Folha de S. Paulo
Encerramento da ditadura venezuelana seria
uma boa notícia para o mundo
Mas uso de força bruta em vez de diplomacia
viola sistema internacional estimulado pelos EUA
Donald Trump autorizou
a CIA a
empreender ações que possam derrubar Nicolás
Maduro na Venezuela.
Ele pode fazer isso?
Precisamos, antes de tudo, distinguir entre os reinos do ser e do dever ser. No primeiro, lidamos só com a força e o que ela pode realizar. Trump comanda a mais fabulosa máquina militar do planeta, de modo que pode fazer o que lhe der na telha, já que não há quem consiga resistir-lhe. Mas daí não se segue que ele deva fazer tudo o que pode. Isso nos remete ao reino do dever ser, onde entram as considerações éticas e cálculos políticos mais sofisticados, que vão além da força bruta.

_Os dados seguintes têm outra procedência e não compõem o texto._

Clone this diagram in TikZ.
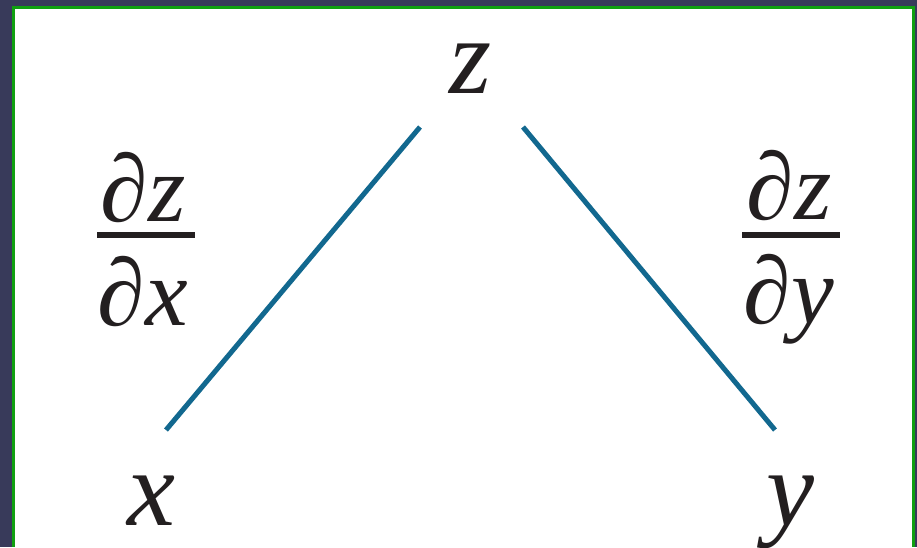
\documentclass[tikz,border=0pt]{standalone}
\usepackage{fontspec}
\setmainfont{Liberation Serif}
\definecolor{bgnavy}{HTML}{383A5A}
\definecolor{frgreen}{HTML}{10A010}
\definecolor{edgeblue}{HTML}{12688F}
\definecolor{ink}{HTML}{231F20}
\begin{document}
\begin{tikzpicture}[x=1pt,y=-1pt,
  lbl/.style={inner sep=0pt, anchor=base, text=ink, font=\fontsize{108}{120}\selectfont\itshape},
  frac/.style={inner sep=0pt, anchor=base, text=ink, font=\fontsize{96}{110}\selectfont\itshape},
  edge/.style={draw=edgeblue, line width=5pt},
  bar/.style={draw=ink, line width=5.5pt}]
\useasboundingbox (0,0) rectangle (917,547);
\fill[bgnavy] (0,0) rectangle (917,547);
\fill[frgreen] (12,6) rectangle (915,547);
\fill[white] (15,9) rectangle (912,547);
% main variables
\node[lbl] (z) at (471,93) {z};
\node[lbl] (x) at (151,525) {x};
\node[lbl] (y) at (790,525) {y};
% connectors
\coordinate (zl) at (420,127);
\coordinate (zr) at (523,127);
\coordinate (xe) at (166,430);
\coordinate (ye) at (775,430);
\draw[edge] (zl) -- (xe);
\draw[edge] (zr) -- (ye);
% left fraction
\node[frac] (ln) at (143,221) {∂z};
\node[frac] (ld) at (143,325) {∂x};
\coordinate (lb1) at (97,235);
\coordinate (lb2) at (195,235);
\draw[bar] (lb1) -- (lb2);
% right fraction
\node[frac] (rn) at (789,219) {∂z};
\node[frac] (rd) at (789,323) {∂y};
\coordinate (rb1) at (742,235);
\coordinate (rb2) at (840,235);
\draw[bar] (rb1) -- (rb2);
\end{tikzpicture}
\end{document}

Aqui, as coisas ficam mais complicadas.
Existem situações em que é perfeitamente
legítimo para um país adotar medidas que vão contra os interesses de outro ou
violem sua soberania. Se a nação A entende que a nação B está incorrendo em
práticas desleais, pode deixar de relacionar-se com ela. Se entende que está
violando direitos humanos, pode decretar algum tipo de embargo. Deve apenas
estar atenta para não desrespeitar tratados internacionais nem sua legislação
interna.
Antes que os admiradores do bolivarianismo me
acusem de estar limpando a barra para Trump, lembro que estamos aqui lidando
com a mesma família de argumentos que a esquerda usa para cobrar um boicote
contra Israel. A questão não é se ocorre ou não uma interferência, mas se ela
tem base ética e fática.
Maduro comanda uma ditadura que prende e mata
opositores, além de ter piorado a vida da esmagadora maioria dos venezuelanos.
Sua queda seria boa notícia. O problema é que Trump está recorrendo a
"fake news" para justificar o emprego do poderio americano
contra Caracas,
o que é uma violação às leis de seu próprio país.
Mais importante, ainda que o presidente americano tenha êxito em depor Maduro, sua ação vai contra os interesses de longo prazo dos EUA. Washington foi o maior beneficiário da ordem internacional do pós-Guerra. Perderá muito se o sistema baseado em regras e consensos for substituído pela força bruta.